The application of the withholding tax exemption for research and development is subject to multiple conditions, one of which being the notification of the taxpayer’s R&D activities (projects/programs) to the Federal Science Policy Office (BELSPO).
Referring to legal doctrine (and our previous alerts), there have been considerable discussions regarding the validity of BELSPO notifications. Companies applying this tax measure make every effort to meet the requirements set forth by the Belgian administration and BELSPO. Nevertheless, the BELSPO notification remains the primary focus during recent tax audits. Jurisprudence also clearly indicates that this condition is the most contentious issue.
This was also evident in the recently published decision of the Court of Appeal in Antwerp (dated 18 June 2024 - 2023/AR/312). The judgment of the Court favored the taxpayer, and the positions taken by the Court are significant for other companies facing ongoing tax audits where similar discussions arise.
Definition of an R&D ‘Program’
The definition of a "program" can be challenged during tax audits. However, the legal framework clearly distinguishes between a project and a program, as the law provides an option for a "project or program". If the Belgian administration argues that the application of the tax measure through an R&D program is not possible, this position contradicts the legal framework, according to the Court of Appeal. In addition, the Court clarified that structural or recurring R&D activities can resort under a qualified R&D program.

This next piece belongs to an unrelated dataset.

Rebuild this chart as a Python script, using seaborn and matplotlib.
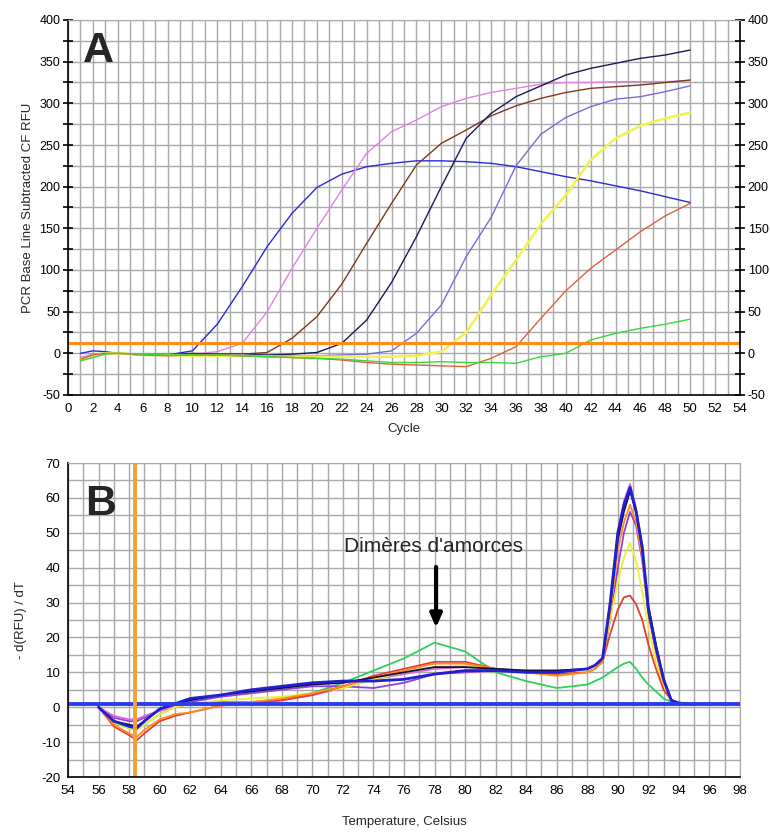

Guidelines Related to a Program Notification at BELSPO
When a taxpayer applies for the withholding tax exemption through an R&D program that has been notified to BELSPO, this notification should not be considered a less stringent obligation, as the same legal formalities still apply. The Belgian administration often raises this issue during tax audits, arguing that not all projects are included in the notification. However, it has been reaffirmed that there is no requirement to notify each project individually, if it can be demonstrated that the projects are genuinely part of a program, which has been timely notified.
Additionally, a program notification should include a clear and detailed description of the R&D activities within the program, along with an estimated start and end date. The end date could be the end of December, as the Court noted that it is merely an estimate. Furthermore, this end date can be extended if necessary. The possibility of extending a program does not mean that the condition of a "realistic end date" is not fulfilled. An annual review and update of the notification is considered reasonable and useful and certainly not contradictory with the legal provisions.
It remains imperative to have a comprehensive defense file, with detailed underlying proof and accurate data, for each tax year.